Data listing

— Start —

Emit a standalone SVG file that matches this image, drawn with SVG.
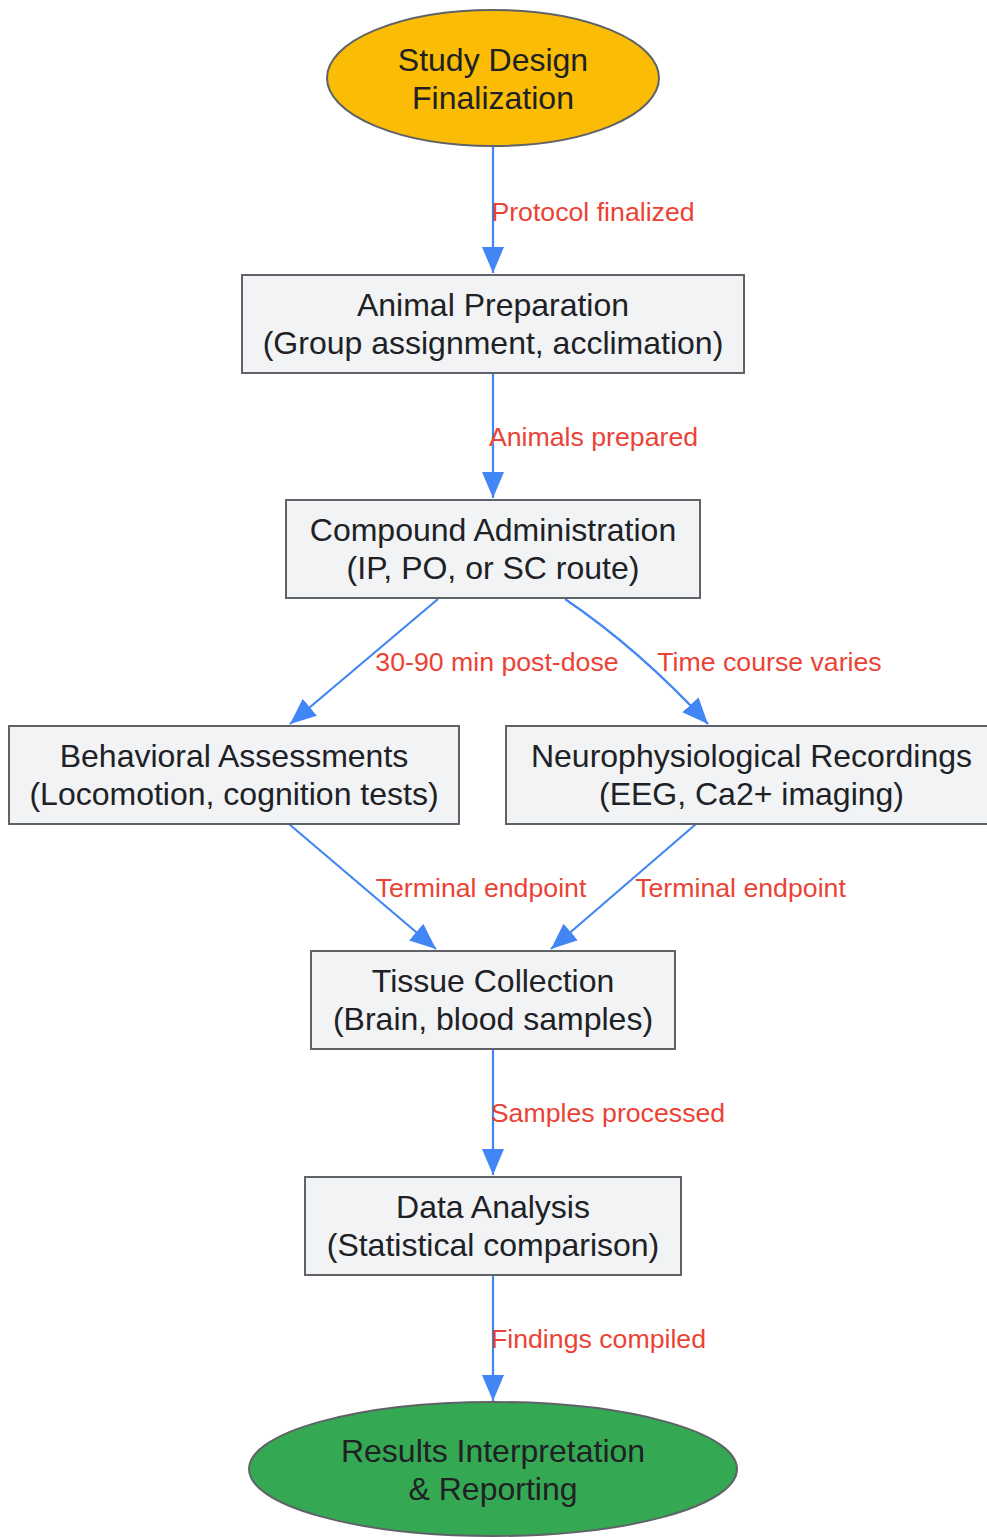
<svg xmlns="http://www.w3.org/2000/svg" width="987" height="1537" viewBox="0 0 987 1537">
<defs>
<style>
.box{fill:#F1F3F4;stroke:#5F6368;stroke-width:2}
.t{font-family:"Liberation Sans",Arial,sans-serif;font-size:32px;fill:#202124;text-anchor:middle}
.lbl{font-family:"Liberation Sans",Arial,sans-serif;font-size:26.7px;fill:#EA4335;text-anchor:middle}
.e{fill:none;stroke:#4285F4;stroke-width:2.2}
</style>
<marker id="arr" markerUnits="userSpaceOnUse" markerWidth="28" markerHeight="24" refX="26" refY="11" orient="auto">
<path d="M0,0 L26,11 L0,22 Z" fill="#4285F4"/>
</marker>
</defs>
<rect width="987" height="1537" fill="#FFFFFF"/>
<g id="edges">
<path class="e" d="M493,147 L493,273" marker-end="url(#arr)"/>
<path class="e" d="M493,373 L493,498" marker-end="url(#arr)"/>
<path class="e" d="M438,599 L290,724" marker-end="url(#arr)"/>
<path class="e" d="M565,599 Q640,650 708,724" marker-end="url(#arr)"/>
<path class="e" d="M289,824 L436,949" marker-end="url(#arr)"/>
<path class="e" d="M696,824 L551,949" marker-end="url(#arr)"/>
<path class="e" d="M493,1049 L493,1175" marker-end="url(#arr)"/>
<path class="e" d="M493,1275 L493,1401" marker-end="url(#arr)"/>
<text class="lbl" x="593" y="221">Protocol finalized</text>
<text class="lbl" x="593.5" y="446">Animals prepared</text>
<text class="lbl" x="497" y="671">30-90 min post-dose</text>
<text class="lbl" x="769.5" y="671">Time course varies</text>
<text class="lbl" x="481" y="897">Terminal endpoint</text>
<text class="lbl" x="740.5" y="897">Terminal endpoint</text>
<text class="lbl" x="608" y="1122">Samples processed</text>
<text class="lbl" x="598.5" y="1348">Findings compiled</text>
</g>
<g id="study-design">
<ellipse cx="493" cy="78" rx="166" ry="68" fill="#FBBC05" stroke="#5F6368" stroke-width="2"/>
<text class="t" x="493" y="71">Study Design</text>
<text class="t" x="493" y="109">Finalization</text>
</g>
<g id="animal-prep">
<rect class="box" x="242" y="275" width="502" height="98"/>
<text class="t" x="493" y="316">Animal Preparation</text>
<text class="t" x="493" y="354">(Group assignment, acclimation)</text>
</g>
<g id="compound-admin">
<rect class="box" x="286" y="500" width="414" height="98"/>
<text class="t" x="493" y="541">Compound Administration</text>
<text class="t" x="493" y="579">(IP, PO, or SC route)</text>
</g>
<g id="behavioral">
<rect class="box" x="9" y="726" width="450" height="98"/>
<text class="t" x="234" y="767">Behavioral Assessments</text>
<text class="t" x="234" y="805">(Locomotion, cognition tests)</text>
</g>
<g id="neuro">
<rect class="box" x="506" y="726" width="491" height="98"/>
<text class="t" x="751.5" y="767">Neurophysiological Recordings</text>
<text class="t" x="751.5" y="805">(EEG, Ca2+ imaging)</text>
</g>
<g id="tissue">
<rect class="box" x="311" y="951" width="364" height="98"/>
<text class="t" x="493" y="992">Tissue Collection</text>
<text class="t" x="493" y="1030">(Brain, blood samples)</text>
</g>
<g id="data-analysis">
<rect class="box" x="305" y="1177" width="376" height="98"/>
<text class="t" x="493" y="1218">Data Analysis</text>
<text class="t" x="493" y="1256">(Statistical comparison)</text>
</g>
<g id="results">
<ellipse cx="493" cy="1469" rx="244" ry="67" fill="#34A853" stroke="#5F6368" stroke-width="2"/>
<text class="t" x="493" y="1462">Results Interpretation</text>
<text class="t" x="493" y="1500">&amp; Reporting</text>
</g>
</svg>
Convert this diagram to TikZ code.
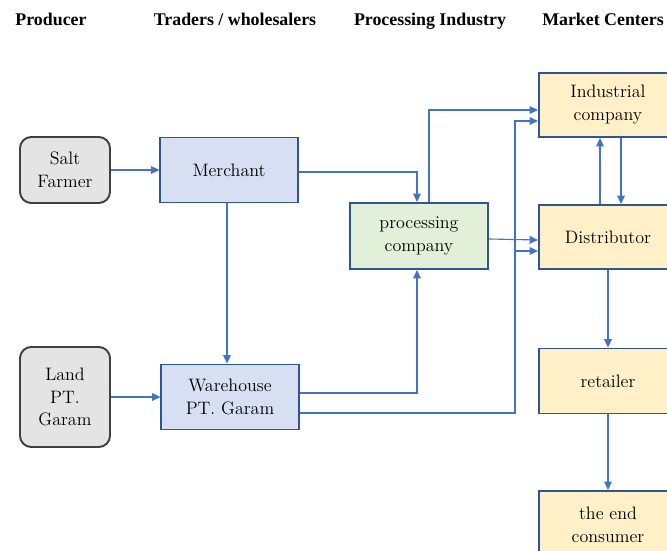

— End —

**What you should do:** Write out the records above exactly as they appear, leaving out any pictures.

**Finished answer:**
Emit a standalone SVG file that matches this image, drawn with SVG.
<svg xmlns="http://www.w3.org/2000/svg" width="987" height="1537" viewBox="0 0 987 1537">
<defs>
<style>
.box{fill:#F1F3F4;stroke:#5F6368;stroke-width:2}
.t{font-family:"Liberation Sans",Arial,sans-serif;font-size:32px;fill:#202124;text-anchor:middle}
.lbl{font-family:"Liberation Sans",Arial,sans-serif;font-size:26.7px;fill:#EA4335;text-anchor:middle}
.e{fill:none;stroke:#4285F4;stroke-width:2.2}
</style>
<marker id="arr" markerUnits="userSpaceOnUse" markerWidth="28" markerHeight="24" refX="26" refY="11" orient="auto">
<path d="M0,0 L26,11 L0,22 Z" fill="#4285F4"/>
</marker>
</defs>
<rect width="987" height="1537" fill="#FFFFFF"/>
<g id="edges">
<path class="e" d="M493,147 L493,273" marker-end="url(#arr)"/>
<path class="e" d="M493,373 L493,498" marker-end="url(#arr)"/>
<path class="e" d="M438,599 L290,724" marker-end="url(#arr)"/>
<path class="e" d="M565,599 Q640,650 708,724" marker-end="url(#arr)"/>
<path class="e" d="M289,824 L436,949" marker-end="url(#arr)"/>
<path class="e" d="M696,824 L551,949" marker-end="url(#arr)"/>
<path class="e" d="M493,1049 L493,1175" marker-end="url(#arr)"/>
<path class="e" d="M493,1275 L493,1401" marker-end="url(#arr)"/>
<text class="lbl" x="593" y="221">Protocol finalized</text>
<text class="lbl" x="593.5" y="446">Animals prepared</text>
<text class="lbl" x="497" y="671">30-90 min post-dose</text>
<text class="lbl" x="769.5" y="671">Time course varies</text>
<text class="lbl" x="481" y="897">Terminal endpoint</text>
<text class="lbl" x="740.5" y="897">Terminal endpoint</text>
<text class="lbl" x="608" y="1122">Samples processed</text>
<text class="lbl" x="598.5" y="1348">Findings compiled</text>
</g>
<g id="study-design">
<ellipse cx="493" cy="78" rx="166" ry="68" fill="#FBBC05" stroke="#5F6368" stroke-width="2"/>
<text class="t" x="493" y="71">Study Design</text>
<text class="t" x="493" y="109">Finalization</text>
</g>
<g id="animal-prep">
<rect class="box" x="242" y="275" width="502" height="98"/>
<text class="t" x="493" y="316">Animal Preparation</text>
<text class="t" x="493" y="354">(Group assignment, acclimation)</text>
</g>
<g id="compound-admin">
<rect class="box" x="286" y="500" width="414" height="98"/>
<text class="t" x="493" y="541">Compound Administration</text>
<text class="t" x="493" y="579">(IP, PO, or SC route)</text>
</g>
<g id="behavioral">
<rect class="box" x="9" y="726" width="450" height="98"/>
<text class="t" x="234" y="767">Behavioral Assessments</text>
<text class="t" x="234" y="805">(Locomotion, cognition tests)</text>
</g>
<g id="neuro">
<rect class="box" x="506" y="726" width="491" height="98"/>
<text class="t" x="751.5" y="767">Neurophysiological Recordings</text>
<text class="t" x="751.5" y="805">(EEG, Ca2+ imaging)</text>
</g>
<g id="tissue">
<rect class="box" x="311" y="951" width="364" height="98"/>
<text class="t" x="493" y="992">Tissue Collection</text>
<text class="t" x="493" y="1030">(Brain, blood samples)</text>
</g>
<g id="data-analysis">
<rect class="box" x="305" y="1177" width="376" height="98"/>
<text class="t" x="493" y="1218">Data Analysis</text>
<text class="t" x="493" y="1256">(Statistical comparison)</text>
</g>
<g id="results">
<ellipse cx="493" cy="1469" rx="244" ry="67" fill="#34A853" stroke="#5F6368" stroke-width="2"/>
<text class="t" x="493" y="1462">Results Interpretation</text>
<text class="t" x="493" y="1500">&amp; Reporting</text>
</g>
</svg>
Convert this diagram to TikZ code.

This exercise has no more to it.